İbn Rüşd, İslam felsefesinin yaklaşık beş asır süren altın çağının en başarılı ve en önemli isimlerinden biridir. Gerek antik ve helenistik felsefe, gerekse İslam ilim ve düşüncesi alanında o güne kadar oluşmuş bulunan zengin birikimi, yeniden ele alıp tartışarak farklı yorumlar getirmiş; geride bıraktığı ölümsüz eserler ve açtığı yeni ufuklarla Latin ortaçağını etkileyerek Batı'da rönesans fikrinin uyanmasında önemli katkı sağlamıştır.
İbn Rüşd, tabiat felsefesinden psikolojiye, bilgi ve varlık felsefesinden din felsefesine kadar her alandaki farklı yaklaşım ve özgün görüşleriyle, Aristo'nun yalnızca sadık bir izleyicisi ve yorumcusu olmadığını ortaya koyan bir filozof, teori ile pratiği bir arada yürüten iyi bir hukukçu ve tabiptir.

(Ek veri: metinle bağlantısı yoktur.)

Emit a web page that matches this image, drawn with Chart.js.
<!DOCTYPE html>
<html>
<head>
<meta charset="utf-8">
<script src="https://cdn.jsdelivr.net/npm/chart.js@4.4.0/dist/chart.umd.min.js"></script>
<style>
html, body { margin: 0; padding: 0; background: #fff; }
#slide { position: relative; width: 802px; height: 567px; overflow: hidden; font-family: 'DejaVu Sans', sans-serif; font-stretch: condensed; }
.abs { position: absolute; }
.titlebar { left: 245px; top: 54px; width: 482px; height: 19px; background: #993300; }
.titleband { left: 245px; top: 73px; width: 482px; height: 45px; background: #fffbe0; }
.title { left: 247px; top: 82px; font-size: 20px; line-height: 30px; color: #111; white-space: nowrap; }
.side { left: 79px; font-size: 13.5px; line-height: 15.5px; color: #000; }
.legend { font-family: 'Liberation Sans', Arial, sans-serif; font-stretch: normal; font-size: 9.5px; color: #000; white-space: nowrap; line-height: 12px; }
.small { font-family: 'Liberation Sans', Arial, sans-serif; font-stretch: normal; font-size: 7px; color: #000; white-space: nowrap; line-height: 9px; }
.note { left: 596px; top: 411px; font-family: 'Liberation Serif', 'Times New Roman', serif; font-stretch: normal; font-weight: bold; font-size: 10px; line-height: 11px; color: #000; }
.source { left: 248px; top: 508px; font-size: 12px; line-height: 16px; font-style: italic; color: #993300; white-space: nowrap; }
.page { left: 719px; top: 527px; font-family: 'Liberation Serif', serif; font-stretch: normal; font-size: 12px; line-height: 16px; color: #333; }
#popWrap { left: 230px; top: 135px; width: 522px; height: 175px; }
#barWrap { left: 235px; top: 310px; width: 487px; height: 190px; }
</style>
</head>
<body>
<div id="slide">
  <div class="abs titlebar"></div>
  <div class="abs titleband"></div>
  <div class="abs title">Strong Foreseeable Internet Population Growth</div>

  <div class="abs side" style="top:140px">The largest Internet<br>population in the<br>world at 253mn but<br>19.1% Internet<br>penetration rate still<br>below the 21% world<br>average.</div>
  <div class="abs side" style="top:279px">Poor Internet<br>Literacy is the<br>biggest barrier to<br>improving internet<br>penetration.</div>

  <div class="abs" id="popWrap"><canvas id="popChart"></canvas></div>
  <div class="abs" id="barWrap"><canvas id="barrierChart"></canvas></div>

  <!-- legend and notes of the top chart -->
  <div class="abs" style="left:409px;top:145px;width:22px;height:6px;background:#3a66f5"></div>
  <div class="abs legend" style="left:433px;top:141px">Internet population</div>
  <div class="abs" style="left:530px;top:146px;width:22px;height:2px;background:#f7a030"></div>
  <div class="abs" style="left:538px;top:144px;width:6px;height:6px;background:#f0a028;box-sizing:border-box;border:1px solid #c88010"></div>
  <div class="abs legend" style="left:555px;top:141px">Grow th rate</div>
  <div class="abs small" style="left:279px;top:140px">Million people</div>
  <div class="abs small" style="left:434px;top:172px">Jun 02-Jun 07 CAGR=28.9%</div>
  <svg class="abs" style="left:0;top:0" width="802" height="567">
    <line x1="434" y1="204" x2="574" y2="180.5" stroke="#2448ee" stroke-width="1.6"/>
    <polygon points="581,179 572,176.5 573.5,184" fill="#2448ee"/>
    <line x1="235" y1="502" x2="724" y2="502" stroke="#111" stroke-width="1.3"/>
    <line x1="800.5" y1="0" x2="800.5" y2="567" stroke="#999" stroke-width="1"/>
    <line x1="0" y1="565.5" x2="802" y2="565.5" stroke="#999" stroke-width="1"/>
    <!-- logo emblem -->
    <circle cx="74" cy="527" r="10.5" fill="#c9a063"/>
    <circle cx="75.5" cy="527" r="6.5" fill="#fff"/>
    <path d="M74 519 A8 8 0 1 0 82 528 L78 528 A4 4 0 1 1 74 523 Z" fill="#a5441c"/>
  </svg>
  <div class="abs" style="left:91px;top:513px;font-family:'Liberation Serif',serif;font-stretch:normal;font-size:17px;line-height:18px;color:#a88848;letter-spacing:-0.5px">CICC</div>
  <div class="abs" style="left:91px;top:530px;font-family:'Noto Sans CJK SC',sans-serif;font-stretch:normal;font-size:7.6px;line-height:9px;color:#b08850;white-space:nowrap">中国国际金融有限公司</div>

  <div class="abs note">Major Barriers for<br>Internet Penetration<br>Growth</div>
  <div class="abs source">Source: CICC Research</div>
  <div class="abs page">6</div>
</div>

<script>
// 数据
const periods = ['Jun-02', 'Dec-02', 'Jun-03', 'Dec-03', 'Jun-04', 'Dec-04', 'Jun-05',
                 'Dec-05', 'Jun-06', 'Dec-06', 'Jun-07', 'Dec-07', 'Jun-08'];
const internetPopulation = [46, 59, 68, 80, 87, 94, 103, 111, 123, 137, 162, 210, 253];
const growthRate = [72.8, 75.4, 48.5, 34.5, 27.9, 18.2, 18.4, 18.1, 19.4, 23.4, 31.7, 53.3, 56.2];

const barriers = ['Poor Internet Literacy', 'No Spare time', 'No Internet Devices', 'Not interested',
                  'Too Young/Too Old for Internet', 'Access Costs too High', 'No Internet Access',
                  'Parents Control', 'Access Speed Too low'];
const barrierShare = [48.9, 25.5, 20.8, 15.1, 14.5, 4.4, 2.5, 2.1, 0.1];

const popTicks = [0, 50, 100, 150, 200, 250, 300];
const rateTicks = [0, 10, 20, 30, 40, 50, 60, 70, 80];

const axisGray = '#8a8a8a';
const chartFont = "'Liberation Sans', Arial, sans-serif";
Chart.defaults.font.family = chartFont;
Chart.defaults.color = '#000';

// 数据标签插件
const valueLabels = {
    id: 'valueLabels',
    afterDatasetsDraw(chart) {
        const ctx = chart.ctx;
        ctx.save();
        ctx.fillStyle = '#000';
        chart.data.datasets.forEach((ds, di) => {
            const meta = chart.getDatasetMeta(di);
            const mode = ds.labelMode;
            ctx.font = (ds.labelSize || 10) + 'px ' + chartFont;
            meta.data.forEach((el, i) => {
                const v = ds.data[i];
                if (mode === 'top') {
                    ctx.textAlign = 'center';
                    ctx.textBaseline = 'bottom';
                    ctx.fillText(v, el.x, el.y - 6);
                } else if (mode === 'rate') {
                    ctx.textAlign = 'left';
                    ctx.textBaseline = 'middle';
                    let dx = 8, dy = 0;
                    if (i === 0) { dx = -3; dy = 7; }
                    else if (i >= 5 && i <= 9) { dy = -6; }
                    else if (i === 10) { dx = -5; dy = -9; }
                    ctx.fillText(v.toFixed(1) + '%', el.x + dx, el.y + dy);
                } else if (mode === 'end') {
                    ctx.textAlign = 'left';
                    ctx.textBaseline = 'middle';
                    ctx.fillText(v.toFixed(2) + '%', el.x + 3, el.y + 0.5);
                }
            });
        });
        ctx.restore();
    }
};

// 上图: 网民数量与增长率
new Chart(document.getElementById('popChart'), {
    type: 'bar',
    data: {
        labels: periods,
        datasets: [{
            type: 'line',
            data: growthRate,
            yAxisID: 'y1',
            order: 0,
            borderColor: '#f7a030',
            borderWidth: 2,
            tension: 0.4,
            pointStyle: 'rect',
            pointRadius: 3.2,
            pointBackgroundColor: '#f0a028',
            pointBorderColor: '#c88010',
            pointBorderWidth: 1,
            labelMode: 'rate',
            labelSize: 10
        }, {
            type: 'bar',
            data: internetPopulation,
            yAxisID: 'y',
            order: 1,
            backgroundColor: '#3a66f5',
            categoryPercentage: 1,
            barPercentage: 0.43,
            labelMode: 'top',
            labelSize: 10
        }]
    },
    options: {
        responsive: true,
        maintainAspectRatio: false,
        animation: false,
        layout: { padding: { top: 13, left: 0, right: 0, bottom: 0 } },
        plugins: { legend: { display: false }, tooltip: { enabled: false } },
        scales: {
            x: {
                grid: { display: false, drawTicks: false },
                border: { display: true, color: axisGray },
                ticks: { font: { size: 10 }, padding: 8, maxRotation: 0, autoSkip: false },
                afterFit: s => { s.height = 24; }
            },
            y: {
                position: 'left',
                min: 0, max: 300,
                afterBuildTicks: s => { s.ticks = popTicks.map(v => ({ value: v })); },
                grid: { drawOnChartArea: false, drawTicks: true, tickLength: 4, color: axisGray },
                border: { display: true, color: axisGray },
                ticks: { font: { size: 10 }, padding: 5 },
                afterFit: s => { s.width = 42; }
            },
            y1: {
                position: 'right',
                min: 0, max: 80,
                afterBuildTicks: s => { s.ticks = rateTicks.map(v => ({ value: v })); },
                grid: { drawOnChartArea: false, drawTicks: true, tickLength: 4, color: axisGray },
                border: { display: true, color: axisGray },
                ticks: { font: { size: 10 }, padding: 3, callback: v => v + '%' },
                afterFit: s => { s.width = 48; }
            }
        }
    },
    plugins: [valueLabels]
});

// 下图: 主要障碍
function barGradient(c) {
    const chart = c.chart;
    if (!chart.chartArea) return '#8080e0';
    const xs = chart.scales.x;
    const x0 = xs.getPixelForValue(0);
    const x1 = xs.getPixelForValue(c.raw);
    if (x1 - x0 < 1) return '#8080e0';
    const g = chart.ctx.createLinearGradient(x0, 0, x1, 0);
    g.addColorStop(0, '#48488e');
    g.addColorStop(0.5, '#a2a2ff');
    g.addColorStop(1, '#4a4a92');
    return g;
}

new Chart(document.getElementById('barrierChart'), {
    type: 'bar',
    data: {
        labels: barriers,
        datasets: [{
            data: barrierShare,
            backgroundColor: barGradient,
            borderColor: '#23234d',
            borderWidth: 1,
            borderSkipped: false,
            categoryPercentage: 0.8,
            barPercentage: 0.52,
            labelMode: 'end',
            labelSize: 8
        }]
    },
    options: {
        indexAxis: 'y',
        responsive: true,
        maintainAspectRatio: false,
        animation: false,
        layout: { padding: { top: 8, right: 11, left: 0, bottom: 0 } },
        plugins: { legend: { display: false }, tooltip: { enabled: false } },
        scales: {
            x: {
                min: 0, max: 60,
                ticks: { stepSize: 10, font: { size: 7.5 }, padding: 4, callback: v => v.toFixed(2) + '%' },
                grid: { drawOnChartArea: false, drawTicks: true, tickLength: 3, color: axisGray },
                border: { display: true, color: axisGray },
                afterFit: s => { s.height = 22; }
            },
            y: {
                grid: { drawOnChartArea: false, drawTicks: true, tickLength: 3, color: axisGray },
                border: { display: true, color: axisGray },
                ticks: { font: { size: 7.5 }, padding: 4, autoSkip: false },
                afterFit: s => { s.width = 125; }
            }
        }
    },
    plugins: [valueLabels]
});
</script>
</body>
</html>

Allah-kainat-insan ilişkileri bağlamında değerlendirdiği “insan” ve “din” gerçeğini düşünce sisteminin merkezine koyan bu seçkin filozof, beşeri bilginin imkanı, kaynağı, değeri ve sınırını kendine özgü bir yorumla ortaya koymuştur. Onun özellikle din-felsefe ilişkileri konusundaki gerçekçi yaklaşımı, sadece İslam Dünyasında değil Batı'da önemli tartışmalara kaynaklık etmiştir.